I wanted to educate the public on the law. I wanted to speak to the chain pharmacist. I didn't necessarily want to blame anybody for the opioid epidemic cuz as they say, the house is on fire, you don't care who started it. It's gotta be put out so maybe the title probably could have been rethought.

but the purpose of the book was to try to articulate some of these things that I've tried to do over the past many years, up till now. Really, I don't know if it was successful or unsuccessful, but you know what, I do think I have moved certain things in a particular direction. the law firm that, you know, with the lake in Trumbull County, it was a three hour conference call.

I talked to them about over 90 a year before the suit was, the suit came. FDA coming in and seeing my operation at the time New England compounding happened. I'd like to think that what they saw at the time that they decided whether or not a pharmacist was even to be in control of an outsourcing facility, I don't think that I have totally failed I understand.

I'm not gonna be one of the 50 top influencers. I don't even know how many people even know that I exist and had a P h A and OPA maybe have said something about my lawsuit at the time that I filed it, or , the association that I gathered, or the forums that I've held or the things I've written to them.

I have offered a p h a let me have 30 minutes at your annual meeting. Let me go up to a podium so much of what I have to do is off the cuff. 

Let me sit down and try and [01:15:00] write in a way that I think I would want to, if you had a message about the beauty of a professional, said, no.

Same with opa. , even my university, I think after I filed the lawsuit, they didn't really want me back on campus to speak to the student, a p h A group. Maybe that'll change. Maybe that'll change now. But yeah, hopefully with your program,these sorts of things 'll get out to them. I do think it's a good read.

I don't think it's real bashing. I think it's got some funny aspects. To it that I, I think once you start reading it,I think you, you would find it enjoying, 

it's not as long as it looks because you can skim through much of

  1. I have six pages of nothing but comments from Chain Pharmacist in a survey to the Board of Pharmacy. Their words, the five addendums. I reprinted the Ober law, so that takes up a certain number of pages. I reprinted all of the laws in Ohio.

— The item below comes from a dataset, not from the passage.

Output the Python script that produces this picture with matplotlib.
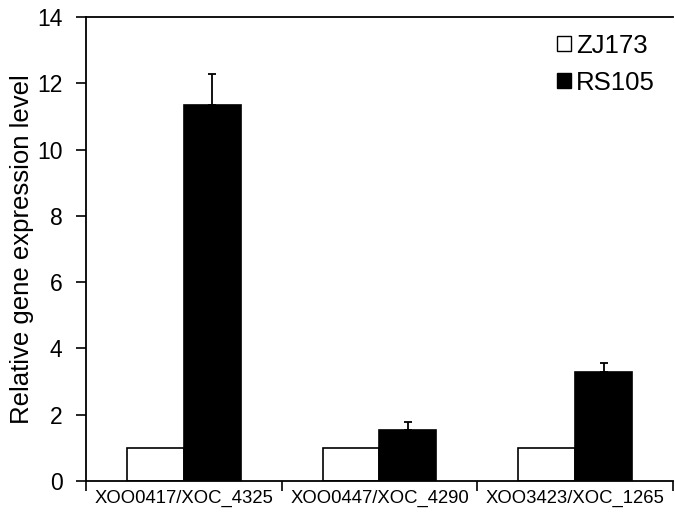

a letter that I wrote to cms you could read. I think that is the action going forward. I think, independent pharmacy needs to read the letter in addendum five that I wrote to cms. I think it kind of lays out what I'm thinking , the claim that should be brought against PBMs, again, the Achilles tendon.

but that takes up several pages. My lawsuit takes up several pages you could kind of skim through. So the actual guts of the reading is really maybe only 230 pages. Well, Ray, I'm gonna read it now because. I want to hear what you really think about stuff. I felt like you kind of held back today,

well have me on again now that I know that I could drop an F bomb every now and then 

Mike Koelzer, Host: right. 

Ray Carlson, RPh: absolutely.

Mike Koelzer, Host: Ray, golly, I'm gonna put a link to your book. I encourage everybody to take a look at it. read it through.

Ray Carlson, RPh: I appreciate you having me on, and hopefully we can do it again sometime.

I've enjoyed the conversation very

much. 

Mike Koelzer, Host: You too, Anna. I 

Ray Carlson, RPh: I look forward 

Mike Koelzer, Host: in touch.

Ray Carlson, RPh: Absolutely. 

Mike Koelzer, Host: All right. Thanks, 

Ray.

Ray Carlson, RPh: Ray Uhhuh. Goodbye.